What is the difference between the residuals from before?

Model comparison¶

In order to compare our models we first need to refit with the longer data we now have. Fortunately we can easily swap out the data because these are pm.Data now.

In [ ]:

with model_exp4:
    pm.set_data({"t": df_country.days_since_100.values,
                 "confirmed": df_country.confirmed.values})
    
    trace_exp4_full = pm.sample(**sampler_kwargs)

trace_exp4.extend(trace_exp4_full)

In [ ]:

az.compare({"exp3": trace_exp4_full, 
            "logistic": trace_logistic}).round(2)

As you can see, the logistic model provides a much better fit to the data.

Although there is still some small bias in the residuals but overall we might think our model is quite good.

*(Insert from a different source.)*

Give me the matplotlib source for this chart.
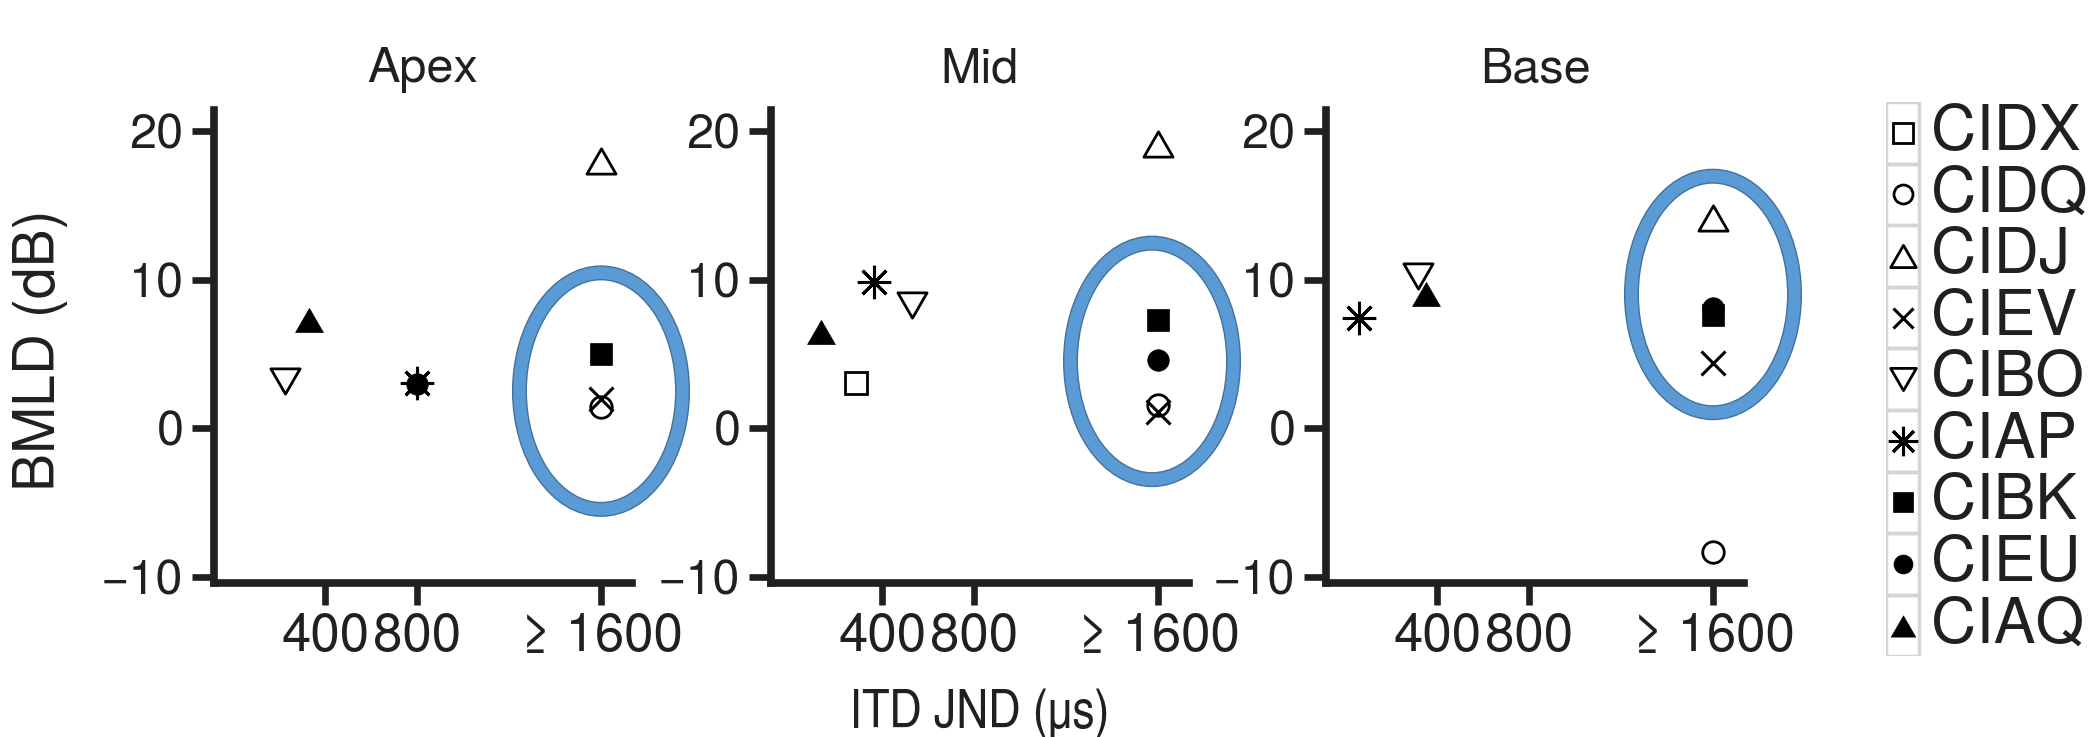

Let's see how it does on a different country.

In [ ]:

country = 'US'
df_country = df.loc[lambda x: (x.country == country)]
df_confirmed = df_country["confirmed"]
fig, ax = plt.subplots(figsize=(10, 8))
df_country.confirmed.plot(ax=ax)
ax.set(ylabel='Confirmed cases', title=country)
sns.despine()

As you can see, the data looks quite different. Let's see how our logistic model fits this.

In [ ]:

df_confirmed = df.loc[lambda x: (x.country == country), 'confirmed']

with pm.Model() as logistic_model:
    t_data = pm.Data('t', df_country.days_since_100.values)
    confirmed_data = pm.Data('confirmed', df_country.confirmed.values)

    # Intercept
    intercept = pm.TruncatedNormal('a', mu=100, sigma=25, lower=100)
    
    # Slope
    b = pm.TruncatedNormal('b', mu=0.3, sigma=0.1, lower=0)
    
    carrying_capacity = pm.Uniform('carrying_capacity',
                                   lower=1_000,
                                   upper=100_000_000)
    # Transform carrying_capacity to a
    a = carrying_capacity / intercept - 1

    # Logistic
    growth = carrying_capacity / (1 + a * pm.math.exp(-b * t_data))

    # Likelihood
    pm.NegativeBinomial('obs',
                 growth,
                 alpha=pm.Gamma("alpha", mu=6, sigma=1),
                 observed=confirmed_data)
                 

In [ ]:

with logistic_model:
    trace_logistic_us = pm.sample(**sampler_kwargs)

Already we see some problems with sampling which should make us suspicious that this model might not be the best for this data.

In [ ]:

az.plot_trace(trace_logistic_us);

In [ ]:

with logistic_model:
    post_pred = pm.sample_posterior_predictive(
        trace_logistic_us)

trace_logistic_us.extend(post_pred)

In [ ]:

fig, ax = plt.subplots(figsize=(10, 8))
ax.plot(trace_logistic_us.posterior_predictive['obs'].stack(sample=('chain', 'draw')), color='0.5', alpha=.05)
ax.plot(df_confirmed.values, color='r')
ax.set(xlabel='Days since 100 cases', ylabel='Confirmed cases',
       title=country);

As you can see, the model is not a great fit to this data. Why? What assumptions does the model make about the spread of COVID-19?